▶ [WHAT TO WORK ON] Print the entries below in their entirety, exactly as they are written.

# # # #

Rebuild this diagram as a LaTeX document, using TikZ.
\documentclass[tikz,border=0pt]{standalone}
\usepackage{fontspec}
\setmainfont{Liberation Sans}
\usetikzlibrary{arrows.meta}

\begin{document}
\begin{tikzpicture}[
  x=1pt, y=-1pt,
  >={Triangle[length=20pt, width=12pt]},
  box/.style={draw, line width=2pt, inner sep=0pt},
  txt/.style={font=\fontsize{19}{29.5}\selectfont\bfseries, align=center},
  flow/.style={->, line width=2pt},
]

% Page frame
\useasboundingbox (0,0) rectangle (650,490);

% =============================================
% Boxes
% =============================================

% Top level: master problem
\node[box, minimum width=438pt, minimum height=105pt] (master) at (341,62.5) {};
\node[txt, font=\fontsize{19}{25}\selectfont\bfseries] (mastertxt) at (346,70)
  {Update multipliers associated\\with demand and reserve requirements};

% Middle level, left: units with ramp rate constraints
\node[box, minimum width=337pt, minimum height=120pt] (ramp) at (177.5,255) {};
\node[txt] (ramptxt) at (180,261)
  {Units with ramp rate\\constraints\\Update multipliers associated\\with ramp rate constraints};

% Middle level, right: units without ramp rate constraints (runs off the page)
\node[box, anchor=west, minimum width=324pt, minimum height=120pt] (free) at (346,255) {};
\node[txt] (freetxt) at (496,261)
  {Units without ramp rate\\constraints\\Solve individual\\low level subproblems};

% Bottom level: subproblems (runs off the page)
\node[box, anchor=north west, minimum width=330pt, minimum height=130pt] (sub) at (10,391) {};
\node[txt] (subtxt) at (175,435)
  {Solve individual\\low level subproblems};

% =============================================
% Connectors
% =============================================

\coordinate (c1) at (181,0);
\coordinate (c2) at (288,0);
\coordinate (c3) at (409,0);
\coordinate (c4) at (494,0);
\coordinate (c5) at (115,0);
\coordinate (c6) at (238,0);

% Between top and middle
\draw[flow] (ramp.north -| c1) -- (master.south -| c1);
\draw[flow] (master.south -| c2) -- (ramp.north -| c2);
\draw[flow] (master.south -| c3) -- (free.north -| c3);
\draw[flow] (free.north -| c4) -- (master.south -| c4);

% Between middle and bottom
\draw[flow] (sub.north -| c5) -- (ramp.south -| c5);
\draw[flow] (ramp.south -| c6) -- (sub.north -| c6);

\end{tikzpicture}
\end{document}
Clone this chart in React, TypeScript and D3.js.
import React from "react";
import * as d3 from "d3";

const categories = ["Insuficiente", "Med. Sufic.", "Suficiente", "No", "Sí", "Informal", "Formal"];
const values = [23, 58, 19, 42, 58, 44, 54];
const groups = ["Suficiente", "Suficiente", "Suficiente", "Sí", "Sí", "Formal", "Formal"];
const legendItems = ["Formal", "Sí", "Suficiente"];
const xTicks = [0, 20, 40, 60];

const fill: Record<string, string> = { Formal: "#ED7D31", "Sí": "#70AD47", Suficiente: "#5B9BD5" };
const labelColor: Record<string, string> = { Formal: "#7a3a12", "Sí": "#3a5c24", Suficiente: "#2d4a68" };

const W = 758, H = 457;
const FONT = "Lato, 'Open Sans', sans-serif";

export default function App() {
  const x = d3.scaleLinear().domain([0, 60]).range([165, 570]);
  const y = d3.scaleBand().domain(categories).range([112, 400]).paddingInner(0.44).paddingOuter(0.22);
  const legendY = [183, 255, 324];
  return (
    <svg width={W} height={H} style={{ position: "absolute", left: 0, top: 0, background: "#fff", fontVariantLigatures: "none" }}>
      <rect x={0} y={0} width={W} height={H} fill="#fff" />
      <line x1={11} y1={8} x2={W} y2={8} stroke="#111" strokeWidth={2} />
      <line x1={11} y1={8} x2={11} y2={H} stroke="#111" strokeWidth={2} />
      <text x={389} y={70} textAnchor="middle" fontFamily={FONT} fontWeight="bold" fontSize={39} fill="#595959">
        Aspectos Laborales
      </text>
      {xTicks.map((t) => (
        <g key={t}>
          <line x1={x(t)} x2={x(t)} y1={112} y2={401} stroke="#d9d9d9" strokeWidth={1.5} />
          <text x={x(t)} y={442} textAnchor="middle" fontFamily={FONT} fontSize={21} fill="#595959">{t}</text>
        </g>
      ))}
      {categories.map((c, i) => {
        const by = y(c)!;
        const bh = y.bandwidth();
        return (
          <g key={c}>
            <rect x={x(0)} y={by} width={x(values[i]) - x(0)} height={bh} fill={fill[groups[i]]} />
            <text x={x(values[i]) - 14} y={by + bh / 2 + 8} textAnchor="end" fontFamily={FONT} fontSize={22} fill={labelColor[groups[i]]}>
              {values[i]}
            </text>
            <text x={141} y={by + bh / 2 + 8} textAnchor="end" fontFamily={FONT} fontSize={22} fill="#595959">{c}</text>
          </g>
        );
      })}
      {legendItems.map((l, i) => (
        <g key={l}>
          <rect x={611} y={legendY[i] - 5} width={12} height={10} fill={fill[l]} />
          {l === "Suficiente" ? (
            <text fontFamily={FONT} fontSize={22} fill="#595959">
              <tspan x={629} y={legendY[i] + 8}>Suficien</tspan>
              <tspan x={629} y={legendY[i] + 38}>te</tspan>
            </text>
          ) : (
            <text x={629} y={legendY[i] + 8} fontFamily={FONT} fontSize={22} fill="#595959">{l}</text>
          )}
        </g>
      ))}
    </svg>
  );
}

# # # #

▶ [OUTPUT OF THE EXERCISE]
Rebuild this diagram as a LaTeX document, using TikZ.
\documentclass[tikz,border=0pt]{standalone}
\usepackage{fontspec}
\setmainfont{Liberation Sans}
\usetikzlibrary{arrows.meta}

\begin{document}
\begin{tikzpicture}[
  x=1pt, y=-1pt,
  >={Triangle[length=20pt, width=12pt]},
  box/.style={draw, line width=2pt, inner sep=0pt},
  txt/.style={font=\fontsize{19}{29.5}\selectfont\bfseries, align=center},
  flow/.style={->, line width=2pt},
]

% Page frame
\useasboundingbox (0,0) rectangle (650,490);

% =============================================
% Boxes
% =============================================

% Top level: master problem
\node[box, minimum width=438pt, minimum height=105pt] (master) at (341,62.5) {};
\node[txt, font=\fontsize{19}{25}\selectfont\bfseries] (mastertxt) at (346,70)
  {Update multipliers associated\\with demand and reserve requirements};

% Middle level, left: units with ramp rate constraints
\node[box, minimum width=337pt, minimum height=120pt] (ramp) at (177.5,255) {};
\node[txt] (ramptxt) at (180,261)
  {Units with ramp rate\\constraints\\Update multipliers associated\\with ramp rate constraints};

% Middle level, right: units without ramp rate constraints (runs off the page)
\node[box, anchor=west, minimum width=324pt, minimum height=120pt] (free) at (346,255) {};
\node[txt] (freetxt) at (496,261)
  {Units without ramp rate\\constraints\\Solve individual\\low level subproblems};

% Bottom level: subproblems (runs off the page)
\node[box, anchor=north west, minimum width=330pt, minimum height=130pt] (sub) at (10,391) {};
\node[txt] (subtxt) at (175,435)
  {Solve individual\\low level subproblems};

% =============================================
% Connectors
% =============================================

\coordinate (c1) at (181,0);
\coordinate (c2) at (288,0);
\coordinate (c3) at (409,0);
\coordinate (c4) at (494,0);
\coordinate (c5) at (115,0);
\coordinate (c6) at (238,0);

% Between top and middle
\draw[flow] (ramp.north -| c1) -- (master.south -| c1);
\draw[flow] (master.south -| c2) -- (ramp.north -| c2);
\draw[flow] (master.south -| c3) -- (free.north -| c3);
\draw[flow] (free.north -| c4) -- (master.south -| c4);

% Between middle and bottom
\draw[flow] (sub.north -| c5) -- (ramp.south -| c5);
\draw[flow] (ramp.south -| c6) -- (sub.north -| c6);

\end{tikzpicture}
\end{document}
Clone this chart in React, TypeScript and D3.js.
import React from "react";
import * as d3 from "d3";

const categories = ["Insuficiente", "Med. Sufic.", "Suficiente", "No", "Sí", "Informal", "Formal"];
const values = [23, 58, 19, 42, 58, 44, 54];
const groups = ["Suficiente", "Suficiente", "Suficiente", "Sí", "Sí", "Formal", "Formal"];
const legendItems = ["Formal", "Sí", "Suficiente"];
const xTicks = [0, 20, 40, 60];

const fill: Record<string, string> = { Formal: "#ED7D31", "Sí": "#70AD47", Suficiente: "#5B9BD5" };
const labelColor: Record<string, string> = { Formal: "#7a3a12", "Sí": "#3a5c24", Suficiente: "#2d4a68" };

const W = 758, H = 457;
const FONT = "Lato, 'Open Sans', sans-serif";

export default function App() {
  const x = d3.scaleLinear().domain([0, 60]).range([165, 570]);
  const y = d3.scaleBand().domain(categories).range([112, 400]).paddingInner(0.44).paddingOuter(0.22);
  const legendY = [183, 255, 324];
  return (
    <svg width={W} height={H} style={{ position: "absolute", left: 0, top: 0, background: "#fff", fontVariantLigatures: "none" }}>
      <rect x={0} y={0} width={W} height={H} fill="#fff" />
      <line x1={11} y1={8} x2={W} y2={8} stroke="#111" strokeWidth={2} />
      <line x1={11} y1={8} x2={11} y2={H} stroke="#111" strokeWidth={2} />
      <text x={389} y={70} textAnchor="middle" fontFamily={FONT} fontWeight="bold" fontSize={39} fill="#595959">
        Aspectos Laborales
      </text>
      {xTicks.map((t) => (
        <g key={t}>
          <line x1={x(t)} x2={x(t)} y1={112} y2={401} stroke="#d9d9d9" strokeWidth={1.5} />
          <text x={x(t)} y={442} textAnchor="middle" fontFamily={FONT} fontSize={21} fill="#595959">{t}</text>
        </g>
      ))}
      {categories.map((c, i) => {
        const by = y(c)!;
        const bh = y.bandwidth();
        return (
          <g key={c}>
            <rect x={x(0)} y={by} width={x(values[i]) - x(0)} height={bh} fill={fill[groups[i]]} />
            <text x={x(values[i]) - 14} y={by + bh / 2 + 8} textAnchor="end" fontFamily={FONT} fontSize={22} fill={labelColor[groups[i]]}>
              {values[i]}
            </text>
            <text x={141} y={by + bh / 2 + 8} textAnchor="end" fontFamily={FONT} fontSize={22} fill="#595959">{c}</text>
          </g>
        );
      })}
      {legendItems.map((l, i) => (
        <g key={l}>
          <rect x={611} y={legendY[i] - 5} width={12} height={10} fill={fill[l]} />
          {l === "Suficiente" ? (
            <text fontFamily={FONT} fontSize={22} fill="#595959">
              <tspan x={629} y={legendY[i] + 8}>Suficien</tspan>
              <tspan x={629} y={legendY[i] + 38}>te</tspan>
            </text>
          ) : (
            <text x={629} y={legendY[i] + 8} fontFamily={FONT} fontSize={22} fill="#595959">{l}</text>
          )}
        </g>
      ))}
    </svg>
  );
}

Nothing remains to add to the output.